I started in the tech field at a long-gone telecom company where I became the webmaster for the company’s first intranet site. Back then, “webmaster” meant designer, developer and sysadmin. Since then I’ve worked for a variety of companies, first around Tampa Bay, Florida, and then around Silicon Valley. Most of that work was web development, and most of that was contract work. I moved into technical writing full-time when I joined RethinkDB, an open-source database company.
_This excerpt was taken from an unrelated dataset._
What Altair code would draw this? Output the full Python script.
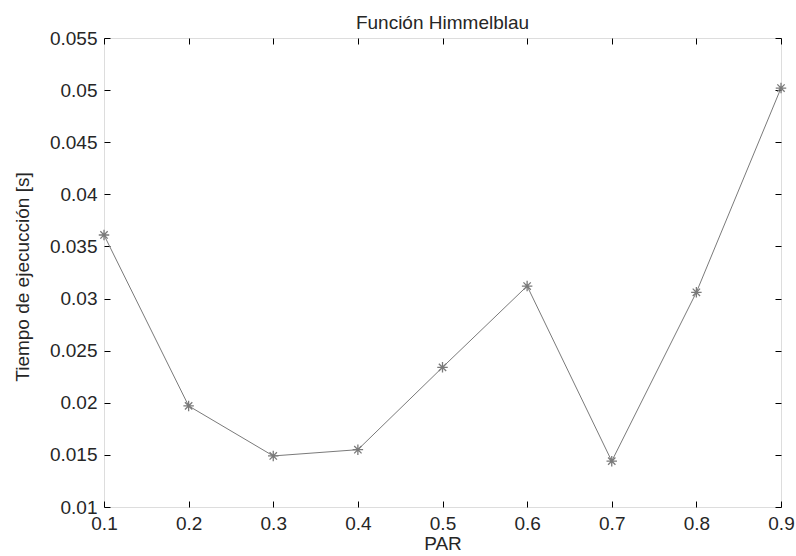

Unfortunately, RethinkDB folded in 2016. (The product itself lives on in open source, now under the auspices of the Linux Foundation.) In 2017, I joined Realm, a popular mobile database platform, as their first technical writer—a position which lasted all of nine months, again due to business conditions. (Realm is still in business, but let’s say they’re a considerably leaner company.) Now, I’m working at Viv Labs, a division of Samsung working on their voice assistant technology.
In addition to documentation work, I’ve published non-fiction, including a review with About This Particular Macintosh and an article in Marco Arment & Glenn Fleishman’s The Magazine. The earlier incarnation of my tech blog, Coyote Tracks, got a lot of attention for a while; in fact, it led to my job with RethinkDB.
You can contact me for my résumé if you’re really curious, although it’s not an exhaustive history. (It may also not be completely up-to-date, which is part of why it’s not online now.) If you would like the exhaustive history, you will need to buy me a drink, or at least a coffee.
A few bullet points
These are written as if I were looking for work; as of 2019, I am not interested in making a move. I know job hopping is the Silicon Valley Way, but I’m kinda down for stability these days.
“Writing work where a programming background is helpful”: I’m there! “Rock star web developer”: Have you considered Taylor Swift? I’ve heard she’s a big React fan.
I don’t have a computer science degree or formal algorithmic training. I can find (and usually understand) algorithms when I need them, but I’m bad at interviews that focus on them.
I am middle-aged, and will not live, breathe and eat your startup. Been there, done that, have the lack of retirement savings to show for it.
Likewise, I’m not down for long commutes anymore. I’m not going to commute from the Valley into San Francisco more than a couple days a week.
I am extremely unlikely to relocate for a job; if anything, I’d vastly prefer the reverse, e.g., a job that’s okay with me working remotely from anywhere in the US.